__Required task__
Quote the records below in full, exactly as given, with the images taken out.

__Data lines__

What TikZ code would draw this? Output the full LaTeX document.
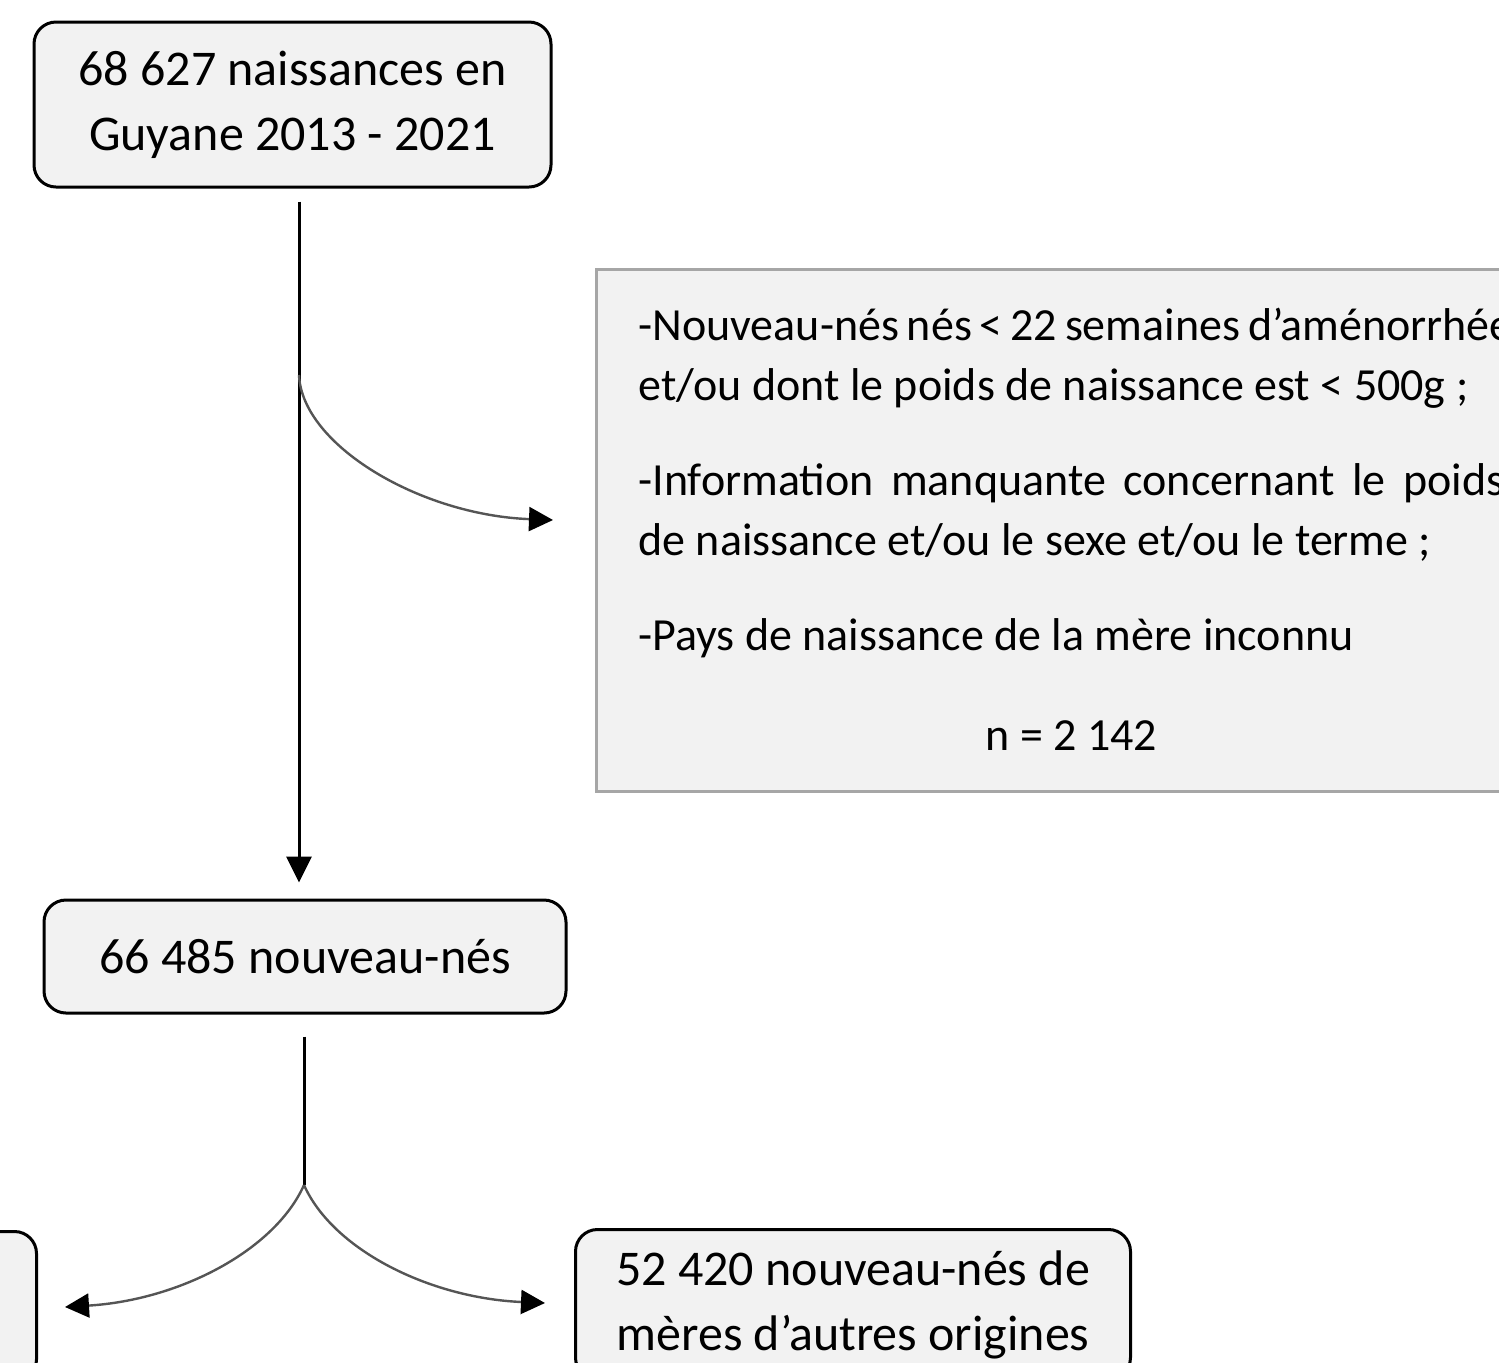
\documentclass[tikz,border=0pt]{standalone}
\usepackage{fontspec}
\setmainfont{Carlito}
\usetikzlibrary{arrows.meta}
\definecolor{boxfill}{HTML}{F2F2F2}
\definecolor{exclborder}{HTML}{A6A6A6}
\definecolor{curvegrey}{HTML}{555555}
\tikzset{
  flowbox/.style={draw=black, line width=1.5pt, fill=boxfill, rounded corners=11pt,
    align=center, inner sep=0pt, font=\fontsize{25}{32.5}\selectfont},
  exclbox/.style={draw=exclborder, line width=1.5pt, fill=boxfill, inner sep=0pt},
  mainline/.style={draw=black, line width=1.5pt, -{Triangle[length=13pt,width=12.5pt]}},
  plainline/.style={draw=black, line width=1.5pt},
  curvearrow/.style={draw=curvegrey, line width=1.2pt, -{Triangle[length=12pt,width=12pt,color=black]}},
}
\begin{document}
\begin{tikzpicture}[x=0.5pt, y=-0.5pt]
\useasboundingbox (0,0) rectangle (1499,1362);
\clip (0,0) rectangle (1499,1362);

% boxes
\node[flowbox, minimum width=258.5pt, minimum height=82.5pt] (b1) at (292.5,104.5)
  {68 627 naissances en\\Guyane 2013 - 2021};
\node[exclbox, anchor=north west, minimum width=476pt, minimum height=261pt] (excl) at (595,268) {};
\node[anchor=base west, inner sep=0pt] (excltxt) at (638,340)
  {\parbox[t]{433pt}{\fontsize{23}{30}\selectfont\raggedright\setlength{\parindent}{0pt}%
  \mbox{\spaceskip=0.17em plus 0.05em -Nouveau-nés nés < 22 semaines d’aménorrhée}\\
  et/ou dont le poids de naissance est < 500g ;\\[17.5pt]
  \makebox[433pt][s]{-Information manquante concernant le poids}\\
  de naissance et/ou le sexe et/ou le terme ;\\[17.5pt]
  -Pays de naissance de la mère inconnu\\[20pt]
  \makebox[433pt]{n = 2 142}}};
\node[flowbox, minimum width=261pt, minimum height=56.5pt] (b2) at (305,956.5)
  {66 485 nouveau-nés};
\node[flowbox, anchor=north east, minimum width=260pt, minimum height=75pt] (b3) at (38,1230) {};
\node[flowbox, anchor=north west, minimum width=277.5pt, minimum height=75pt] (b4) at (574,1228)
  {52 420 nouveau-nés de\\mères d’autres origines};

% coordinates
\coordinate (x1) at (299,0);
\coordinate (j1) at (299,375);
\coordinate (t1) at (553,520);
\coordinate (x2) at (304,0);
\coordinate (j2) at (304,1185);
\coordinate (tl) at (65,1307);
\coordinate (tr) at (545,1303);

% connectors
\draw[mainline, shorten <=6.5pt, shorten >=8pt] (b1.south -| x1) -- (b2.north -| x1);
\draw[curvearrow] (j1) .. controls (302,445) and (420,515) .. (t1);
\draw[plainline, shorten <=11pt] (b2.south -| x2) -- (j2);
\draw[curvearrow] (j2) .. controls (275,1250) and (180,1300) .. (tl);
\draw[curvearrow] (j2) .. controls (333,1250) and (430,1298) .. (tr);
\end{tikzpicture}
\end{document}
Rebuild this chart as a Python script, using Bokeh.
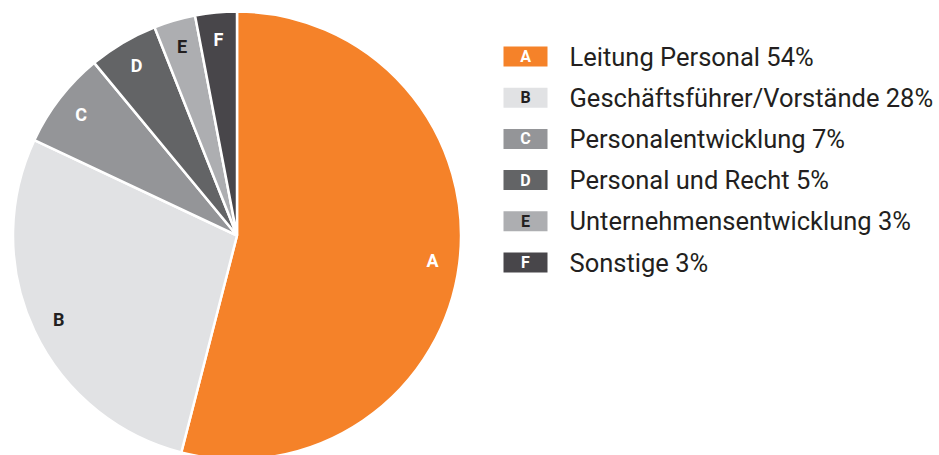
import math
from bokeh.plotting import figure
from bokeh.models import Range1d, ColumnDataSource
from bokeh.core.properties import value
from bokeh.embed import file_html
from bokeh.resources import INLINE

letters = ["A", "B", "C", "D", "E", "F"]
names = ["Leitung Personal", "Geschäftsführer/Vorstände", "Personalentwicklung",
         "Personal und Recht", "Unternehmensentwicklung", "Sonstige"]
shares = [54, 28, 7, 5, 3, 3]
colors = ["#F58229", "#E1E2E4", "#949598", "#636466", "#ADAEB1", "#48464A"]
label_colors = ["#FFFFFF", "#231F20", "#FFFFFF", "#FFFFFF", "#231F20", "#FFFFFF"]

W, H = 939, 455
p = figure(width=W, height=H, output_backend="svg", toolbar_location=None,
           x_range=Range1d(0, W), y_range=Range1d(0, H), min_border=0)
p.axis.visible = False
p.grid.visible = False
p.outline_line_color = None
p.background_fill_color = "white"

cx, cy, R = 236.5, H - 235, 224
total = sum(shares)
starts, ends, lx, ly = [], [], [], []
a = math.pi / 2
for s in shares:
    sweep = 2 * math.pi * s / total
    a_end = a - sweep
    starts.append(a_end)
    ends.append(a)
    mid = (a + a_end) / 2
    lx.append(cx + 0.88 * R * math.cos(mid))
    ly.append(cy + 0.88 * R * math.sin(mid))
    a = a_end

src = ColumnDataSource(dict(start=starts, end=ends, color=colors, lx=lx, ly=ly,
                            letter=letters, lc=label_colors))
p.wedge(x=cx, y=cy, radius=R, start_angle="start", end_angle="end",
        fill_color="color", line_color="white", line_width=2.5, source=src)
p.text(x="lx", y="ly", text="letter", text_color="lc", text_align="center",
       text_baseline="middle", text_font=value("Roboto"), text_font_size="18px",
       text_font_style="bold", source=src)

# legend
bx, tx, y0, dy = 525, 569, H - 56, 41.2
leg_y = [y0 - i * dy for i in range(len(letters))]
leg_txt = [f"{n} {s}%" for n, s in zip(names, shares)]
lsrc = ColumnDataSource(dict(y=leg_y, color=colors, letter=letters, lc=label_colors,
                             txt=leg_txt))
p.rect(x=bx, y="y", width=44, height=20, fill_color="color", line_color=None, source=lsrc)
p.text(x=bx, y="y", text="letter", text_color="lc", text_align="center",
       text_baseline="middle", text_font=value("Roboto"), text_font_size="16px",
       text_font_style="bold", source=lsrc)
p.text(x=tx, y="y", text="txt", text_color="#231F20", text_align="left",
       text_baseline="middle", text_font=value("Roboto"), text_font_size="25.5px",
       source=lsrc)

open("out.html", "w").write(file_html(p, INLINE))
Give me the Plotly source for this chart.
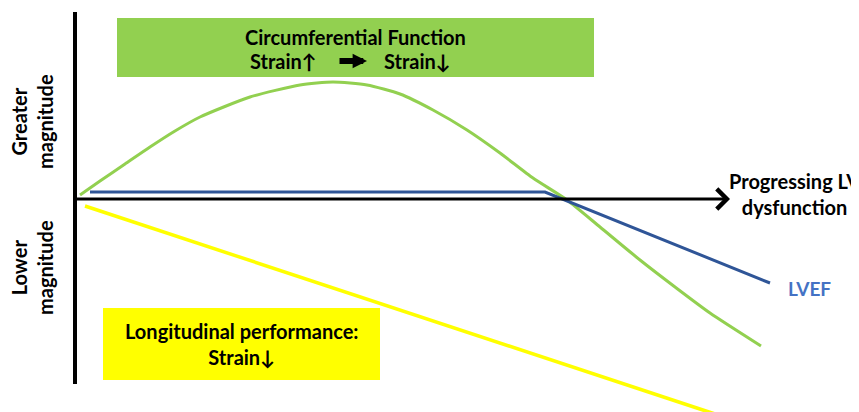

__Task output__
What TikZ code would draw this? Output the full LaTeX document.
\documentclass[tikz,border=0pt]{standalone}
\usepackage{fontspec}
\setmainfont{Carlito}
\usetikzlibrary{arrows.meta}
\definecolor{boxfill}{HTML}{F2F2F2}
\definecolor{exclborder}{HTML}{A6A6A6}
\definecolor{curvegrey}{HTML}{555555}
\tikzset{
  flowbox/.style={draw=black, line width=1.5pt, fill=boxfill, rounded corners=11pt,
    align=center, inner sep=0pt, font=\fontsize{25}{32.5}\selectfont},
  exclbox/.style={draw=exclborder, line width=1.5pt, fill=boxfill, inner sep=0pt},
  mainline/.style={draw=black, line width=1.5pt, -{Triangle[length=13pt,width=12.5pt]}},
  plainline/.style={draw=black, line width=1.5pt},
  curvearrow/.style={draw=curvegrey, line width=1.2pt, -{Triangle[length=12pt,width=12pt,color=black]}},
}
\begin{document}
\begin{tikzpicture}[x=0.5pt, y=-0.5pt]
\useasboundingbox (0,0) rectangle (1499,1362);
\clip (0,0) rectangle (1499,1362);

% boxes
\node[flowbox, minimum width=258.5pt, minimum height=82.5pt] (b1) at (292.5,104.5)
  {68 627 naissances en\\Guyane 2013 - 2021};
\node[exclbox, anchor=north west, minimum width=476pt, minimum height=261pt] (excl) at (595,268) {};
\node[anchor=base west, inner sep=0pt] (excltxt) at (638,340)
  {\parbox[t]{433pt}{\fontsize{23}{30}\selectfont\raggedright\setlength{\parindent}{0pt}%
  \mbox{\spaceskip=0.17em plus 0.05em -Nouveau-nés nés < 22 semaines d’aménorrhée}\\
  et/ou dont le poids de naissance est < 500g ;\\[17.5pt]
  \makebox[433pt][s]{-Information manquante concernant le poids}\\
  de naissance et/ou le sexe et/ou le terme ;\\[17.5pt]
  -Pays de naissance de la mère inconnu\\[20pt]
  \makebox[433pt]{n = 2 142}}};
\node[flowbox, minimum width=261pt, minimum height=56.5pt] (b2) at (305,956.5)
  {66 485 nouveau-nés};
\node[flowbox, anchor=north east, minimum width=260pt, minimum height=75pt] (b3) at (38,1230) {};
\node[flowbox, anchor=north west, minimum width=277.5pt, minimum height=75pt] (b4) at (574,1228)
  {52 420 nouveau-nés de\\mères d’autres origines};

% coordinates
\coordinate (x1) at (299,0);
\coordinate (j1) at (299,375);
\coordinate (t1) at (553,520);
\coordinate (x2) at (304,0);
\coordinate (j2) at (304,1185);
\coordinate (tl) at (65,1307);
\coordinate (tr) at (545,1303);

% connectors
\draw[mainline, shorten <=6.5pt, shorten >=8pt] (b1.south -| x1) -- (b2.north -| x1);
\draw[curvearrow] (j1) .. controls (302,445) and (420,515) .. (t1);
\draw[plainline, shorten <=11pt] (b2.south -| x2) -- (j2);
\draw[curvearrow] (j2) .. controls (275,1250) and (180,1300) .. (tl);
\draw[curvearrow] (j2) .. controls (333,1250) and (430,1298) .. (tr);
\end{tikzpicture}
\end{document}
Rebuild this chart as a Python script, using Bokeh.
import math
from bokeh.plotting import figure
from bokeh.models import Range1d, ColumnDataSource
from bokeh.core.properties import value
from bokeh.embed import file_html
from bokeh.resources import INLINE

letters = ["A", "B", "C", "D", "E", "F"]
names = ["Leitung Personal", "Geschäftsführer/Vorstände", "Personalentwicklung",
         "Personal und Recht", "Unternehmensentwicklung", "Sonstige"]
shares = [54, 28, 7, 5, 3, 3]
colors = ["#F58229", "#E1E2E4", "#949598", "#636466", "#ADAEB1", "#48464A"]
label_colors = ["#FFFFFF", "#231F20", "#FFFFFF", "#FFFFFF", "#231F20", "#FFFFFF"]

W, H = 939, 455
p = figure(width=W, height=H, output_backend="svg", toolbar_location=None,
           x_range=Range1d(0, W), y_range=Range1d(0, H), min_border=0)
p.axis.visible = False
p.grid.visible = False
p.outline_line_color = None
p.background_fill_color = "white"

cx, cy, R = 236.5, H - 235, 224
total = sum(shares)
starts, ends, lx, ly = [], [], [], []
a = math.pi / 2
for s in shares:
    sweep = 2 * math.pi * s / total
    a_end = a - sweep
    starts.append(a_end)
    ends.append(a)
    mid = (a + a_end) / 2
    lx.append(cx + 0.88 * R * math.cos(mid))
    ly.append(cy + 0.88 * R * math.sin(mid))
    a = a_end

src = ColumnDataSource(dict(start=starts, end=ends, color=colors, lx=lx, ly=ly,
                            letter=letters, lc=label_colors))
p.wedge(x=cx, y=cy, radius=R, start_angle="start", end_angle="end",
        fill_color="color", line_color="white", line_width=2.5, source=src)
p.text(x="lx", y="ly", text="letter", text_color="lc", text_align="center",
       text_baseline="middle", text_font=value("Roboto"), text_font_size="18px",
       text_font_style="bold", source=src)

# legend
bx, tx, y0, dy = 525, 569, H - 56, 41.2
leg_y = [y0 - i * dy for i in range(len(letters))]
leg_txt = [f"{n} {s}%" for n, s in zip(names, shares)]
lsrc = ColumnDataSource(dict(y=leg_y, color=colors, letter=letters, lc=label_colors,
                             txt=leg_txt))
p.rect(x=bx, y="y", width=44, height=20, fill_color="color", line_color=None, source=lsrc)
p.text(x=bx, y="y", text="letter", text_color="lc", text_align="center",
       text_baseline="middle", text_font=value("Roboto"), text_font_size="16px",
       text_font_style="bold", source=lsrc)
p.text(x=tx, y="y", text="txt", text_color="#231F20", text_align="left",
       text_baseline="middle", text_font=value("Roboto"), text_font_size="25.5px",
       source=lsrc)

open("out.html", "w").write(file_html(p, INLINE))
Give me the Plotly source for this chart.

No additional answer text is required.